Writing a Rust compiler in C
Project goals and approach
- Dozer is a Rust compiler written in (portable, minimal) C that targets Cranelift/QBE, aiming to fit into the “from-nothing” bootstrappable toolchain that starts with a tiny C compiler like TinyCC.
- Main motivation: drastically shorten and simplify the bootstrap path to a modern Rust compiler compared to the current chain (Guile → OCaml → early Rust → many rustc versions).
- Intended use is not performance or daily development, but as a bootstrap step that can compile the “real” rustc.
Why C, and why not other languages
- Many argue C is the practical first target because nearly every platform gets a C compiler first, and libraries like Lua are easy to port to minimal C.
- Alternatives proposed: Java, a proto-Rust subset, Forth, WASM+wasm2c, or decompiling rustc output back to C. Critics note:
- Java bootstrapping is complex.
- Forth is ideal conceptually but unpleasant enough to program in that no one follows through at scale.
- Generated C or blobs (like Zig’s wasm stage1) are seen as unauditable and against bootstrappable-build principles.

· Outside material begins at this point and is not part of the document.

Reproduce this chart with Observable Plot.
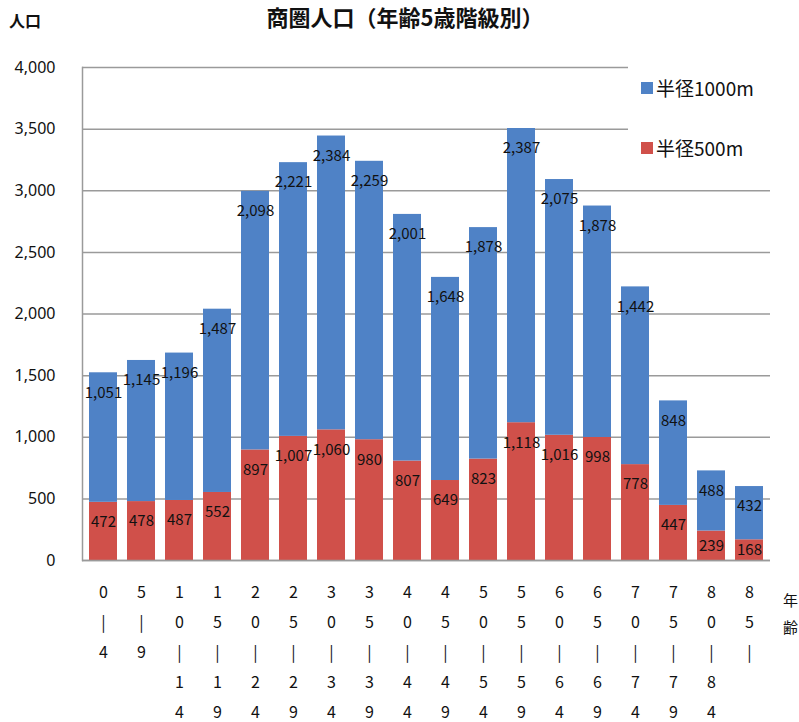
<!DOCTYPE html>
<html><head><meta charset="utf-8">
<script src="https://cdn.jsdelivr.net/npm/d3@7"></script>
<script src="https://cdn.jsdelivr.net/npm/@observablehq/plot@0.6"></script>
<style>
body{margin:0;background:#fff;font-family:"Noto Sans CJK JP","Noto Sans",sans-serif;}
#wrap{position:relative;width:799px;height:722px;overflow:hidden;background:#fff;}
.abs{position:absolute;white-space:nowrap;color:#111;}
#title{left:260px;width:290px;text-align:center;top:4px;font-size:22px;font-weight:bold;line-height:24px;}
#ylab{left:9px;top:8px;font-size:16px;font-weight:bold;}
#xlab{left:783px;top:586px;font-size:15px;line-height:27px;width:16px;}
#legend{left:628px;top:58px;width:171px;height:122px;background:#fff;}
.lg{position:absolute;left:13px;font-size:19px;display:flex;align-items:center;}
.sw{display:inline-block;width:12px;height:12px;margin-right:3px;}
</style></head><body><div id="wrap"></div>
<script>
const ages = ["0-4","5-9","10-14","15-19","20-24","25-29","30-34","35-39","40-44","45-49","50-54","55-59","60-64","65-69","70-74","75-79","80-84","85-"];
const r500 = [472,478,487,552,897,1007,1060,980,807,649,823,1118,1016,998,778,447,239,168];
const r1000 = [1051,1145,1196,1487,2098,2221,2384,2259,2001,1648,1878,2387,2075,1878,1442,848,488,432];
const seriesNames = ["半径500m","半径1000m"];
const seriesColors = ["#d0504a","#4f82c6"];
const yTicks = [0,500,1000,1500,2000,2500,3000,3500,4000];
const titleText = "商圏人口（年齢5歳階級別）";

const data = [
  ...ages.map((a,i)=>({age:a, series:seriesNames[0], value:r500[i], base:0})),
  ...ages.map((a,i)=>({age:a, series:seriesNames[1], value:r1000[i], base:r500[i]}))
];
const fmt = d3.format(",d");

// data-label anchor: near the inside top of each segment, or its middle if the segment is short
const yMax = 4000, plotH = 722 - 67 - 162;
const inset = 20 * yMax / plotH;
const labelY = d => Math.max(d.base + d.value - inset, d.base + d.value / 2);

const chart = Plot.plot({
  width:799, height:722,
  marginLeft:82, marginRight:29, marginTop:67, marginBottom:162,
  style:{fontFamily:'"Noto Sans CJK JP","Noto Sans",sans-serif', fontSize:"15px", color:"#111", background:"#fff"},
  x:{domain:ages, paddingInner:0.27, paddingOuter:0.12, label:null},
  y:{domain:[0,yMax], label:null},
  color:{domain:seriesNames, range:seriesColors},
  marks:[
    Plot.gridY(yTicks, {stroke:"#9a9a9a", strokeOpacity:1, strokeWidth:1.5}),
    Plot.barY(data, {x:"age", y:"value", fill:"series"}),
    Plot.ruleY([0], {stroke:"#9a9a9a", strokeWidth:1.5}),
    Plot.frame({anchor:"left", stroke:"#9a9a9a", strokeWidth:1.5}),
    Plot.axisY(yTicks, {tickSize:0, tickPadding:27, tickFormat:d3.format(",d"), fontSize:16, fontFamily:'"Noto Sans",sans-serif', label:null}),
    Plot.axisX({tickSize:0, tickPadding:16, lineHeight:1.875, fontSize:16, label:null,
      tickFormat: a => a.replace("-", "|").split("").join("\n")}),
    Plot.text(data, {x:"age", y:labelY, text: d => fmt(d.value), fontSize:15, fill:"#111"})
  ]
});

const wrap = document.getElementById("wrap");
wrap.appendChild(chart);
const add = (id, html) => { const d = document.createElement("div"); d.className = "abs"; d.id = id; d.innerHTML = html; wrap.appendChild(d); return d; };
add("title", titleText);
add("ylab", "人口");
add("xlab", "年<br>齢");
const lg = add("legend", "");
[[1, 16], [0, 76]].forEach(([i, top]) => {
  const row = document.createElement("div");
  row.className = "lg"; row.style.top = top + "px";
  row.innerHTML = `<span class="sw" style="background:${seriesColors[i]}"></span>${seriesNames[i]}`;
  lg.appendChild(row);
});
</script></body></html>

Security, trust, and reproducible builds
- A major driver is reducing exposure to “trusting trust” style compiler backdoors and supply-chain attacks.
- Bootstrappable Builds ethic: no pre-generated code; everything must be derivable from human-readable source, starting from a tiny binary seed (e.g., hex loader).
- Some see full-chain auditing as still practically infeasible; others argue “more auditable than today” is already valuable.
Practicality, porting, and skepticism
- Use cases discussed: porting Rust to new OSes, where current bootstrapping via many rustc versions and LLVM is painful and time-consuming.
- Counterpoint: for new platforms, cross-compilation often suffices; Dozer specifically targets same-architecture, from-scratch bootstrapping.
- Critics call the effort mostly aesthetic or futile given Rust’s fast evolution and complex language; supporters value the cleaner bootstrap story and educational value.
Project status and limitations
- Current codebase is ~5k lines of C. Lexer and parts of the parser exist; typechecking is minimal (e.g., i32 only); macros/modules and robust codegen are missing.
- It can only handle trivial Rust examples; cannot compile large crates like Tokio yet.
- No substantial test suite is evident; some commenters want clearer test coverage of supported Rust features.